The United States government considered the arrangements with the Sinaloa Cartel an acceptable price to pay, because the principal objective was the destruction and dismantling of rival cartels by using the assistance of the Sinaloa Cartel — without regard for the fact that tons of illicit drugs continued to be smuggled into Chicago and other parts of the United States and consumption continued virtually unabated.
Essentially, the theory of the United States government in waging its “war on drugs” has been and continues to be that the “end justifies the means” and that it is more important to receive information about rival drug cartels’ activities from the Sinaloa Cartel in return for being allowed to continue their criminal activities, including and not limited to their smuggling of tons of illegal narcotics into the United States. This is confirmed by recent disclosures by the Congressional Committee’s investigation of the latest Department of Justice, DEA, FBI, and ATF’s “war on drugs” operation known as “Fast & Furious”[an ATF operation in which thousands of weapons purchased at US gun stores by criminal groups were allowed to move across the border into Mexico unimpeded, many going into the hands of Sinaloa Cartel mercenaries.]

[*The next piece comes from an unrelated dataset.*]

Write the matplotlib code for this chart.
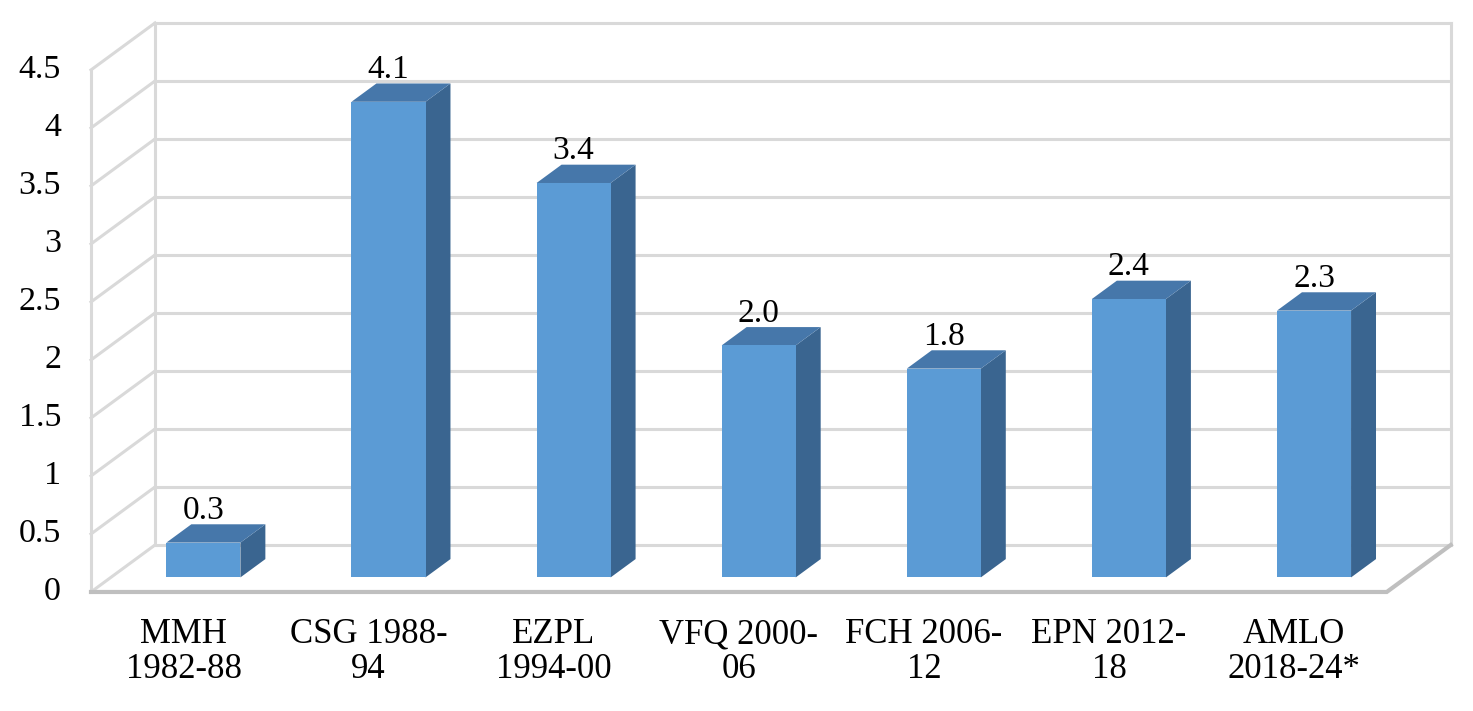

This drug war isn’t about Dirty Harry taking on the street thugs for the benefit of family values.
No, this drug war is far more a tale of monarchs and powerful feudal lords maneuvering on a chess board as they divide up the kingdom at the expense of the peasants, who for too long have believed what goes on behind the castle walls does not affect them — until it’s too late, until the king’s horsemen come for you and disappear your life for the benefit of securing their kingdom.